======== Information provided
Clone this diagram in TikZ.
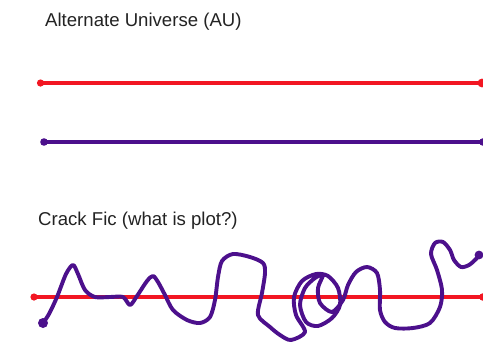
\documentclass[tikz,border=0pt]{standalone}
\usepackage{fontspec}
\setmainfont{Liberation Sans}
\definecolor{lred}{RGB}{242,22,34}
\definecolor{lpurple}{RGB}{76,16,140}
\definecolor{txt}{RGB}{35,35,35}
\begin{document}
\begin{tikzpicture}[x=1pt,y=-1pt,
  title/.style={anchor=base west,inner sep=0pt,font=\fontsize{18.6}{20}\selectfont,text=txt},
  redline/.style={draw=lred,line width=3.8pt},
  purpline/.style={draw=lpurple,line width=3.6pt},
  squiggle/.style={draw=lpurple,line width=3.9pt,line cap=round,line join=round}]
\clip (0,0) rectangle (483,341);
\fill[white] (0,0) rectangle (483,341);
\node[title] (t1) at (45,26) {Alternate Universe (AU)};
\node[title] (t2) at (38,225) {Crack Fic (what is plot?)};
% AU lines
\coordinate (r1a) at (40.5,83);
\coordinate (r1b) at (482,83);
\coordinate (p1a) at (44,142);
\coordinate (p1b) at (483,142);
\draw[redline] (r1a) -- (r1b);
\fill[lred] (r1a) circle (3.6) (r1b) circle (4.4);
\draw[purpline] (p1a) -- (p1b);
\fill[lpurple] (p1a) circle (3.8) (p1b) circle (3.8);
% Crack fic
\coordinate (r2a) at (34,297);
\coordinate (r2b) at (483,297);
\draw[redline] (r2a) -- (r2b);
\fill[lred] (r2a) circle (3.6) (r2b) circle (3.8);
\coordinate (s0) at (43,323);
\coordinate (s1) at (479,255);
\draw[squiggle] plot[smooth,tension=0.5] coordinates {
 (43,323) (49,314) (57,297) (66,274) (73,265) (78,274) (85,290) (95,297)
 (110,297) (123,297) (130,305) (137,296) (147,281) (153,276) (158,282)
 (165,295) (173,310) (187,320) (200,323) (210,317) (215,300) (218,277)
 (222,261) (233,254) (250,257) (263,263) (265,273) (262,293) (258,315)
 (270,327) (280,335) (291,340) (305,332) (296,315) (294,297) (302,281)
 (316,274) (328,276) (338,288) (340,305) (332,318) (318,326) (306,322)
 (300,305) (305,288) (315,278) (323,275) (318,288) (320,303) (332,312)
 (343,300) (348,285) (356,272) (367,267) (377,273) (380,290) (380,310)
 (385,322) (395,328) (413,328) (430,323) (440,307) (442,290) (437,270)
 (431,254) (435,243) (443,242) (450,250) (454,260) (461,267) (469,265)
 (476,259) (479,255)};
\fill[lpurple] (s0) circle (5) (s1) circle (4.4);
\end{tikzpicture}
\end{document}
================
With the pictures left out, transcribe the material exactly.

Result of the exercise =>
Clone this diagram in TikZ.
\documentclass[tikz,border=0pt]{standalone}
\usepackage{fontspec}
\setmainfont{Liberation Sans}
\definecolor{lred}{RGB}{242,22,34}
\definecolor{lpurple}{RGB}{76,16,140}
\definecolor{txt}{RGB}{35,35,35}
\begin{document}
\begin{tikzpicture}[x=1pt,y=-1pt,
  title/.style={anchor=base west,inner sep=0pt,font=\fontsize{18.6}{20}\selectfont,text=txt},
  redline/.style={draw=lred,line width=3.8pt},
  purpline/.style={draw=lpurple,line width=3.6pt},
  squiggle/.style={draw=lpurple,line width=3.9pt,line cap=round,line join=round}]
\clip (0,0) rectangle (483,341);
\fill[white] (0,0) rectangle (483,341);
\node[title] (t1) at (45,26) {Alternate Universe (AU)};
\node[title] (t2) at (38,225) {Crack Fic (what is plot?)};
% AU lines
\coordinate (r1a) at (40.5,83);
\coordinate (r1b) at (482,83);
\coordinate (p1a) at (44,142);
\coordinate (p1b) at (483,142);
\draw[redline] (r1a) -- (r1b);
\fill[lred] (r1a) circle (3.6) (r1b) circle (4.4);
\draw[purpline] (p1a) -- (p1b);
\fill[lpurple] (p1a) circle (3.8) (p1b) circle (3.8);
% Crack fic
\coordinate (r2a) at (34,297);
\coordinate (r2b) at (483,297);
\draw[redline] (r2a) -- (r2b);
\fill[lred] (r2a) circle (3.6) (r2b) circle (3.8);
\coordinate (s0) at (43,323);
\coordinate (s1) at (479,255);
\draw[squiggle] plot[smooth,tension=0.5] coordinates {
 (43,323) (49,314) (57,297) (66,274) (73,265) (78,274) (85,290) (95,297)
 (110,297) (123,297) (130,305) (137,296) (147,281) (153,276) (158,282)
 (165,295) (173,310) (187,320) (200,323) (210,317) (215,300) (218,277)
 (222,261) (233,254) (250,257) (263,263) (265,273) (262,293) (258,315)
 (270,327) (280,335) (291,340) (305,332) (296,315) (294,297) (302,281)
 (316,274) (328,276) (338,288) (340,305) (332,318) (318,326) (306,322)
 (300,305) (305,288) (315,278) (323,275) (318,288) (320,303) (332,312)
 (343,300) (348,285) (356,272) (367,267) (377,273) (380,290) (380,310)
 (385,322) (395,328) (413,328) (430,323) (440,307) (442,290) (437,270)
 (431,254) (435,243) (443,242) (450,250) (454,260) (461,267) (469,265)
 (476,259) (479,255)};
\fill[lpurple] (s0) circle (5) (s1) circle (4.4);
\end{tikzpicture}
\end{document}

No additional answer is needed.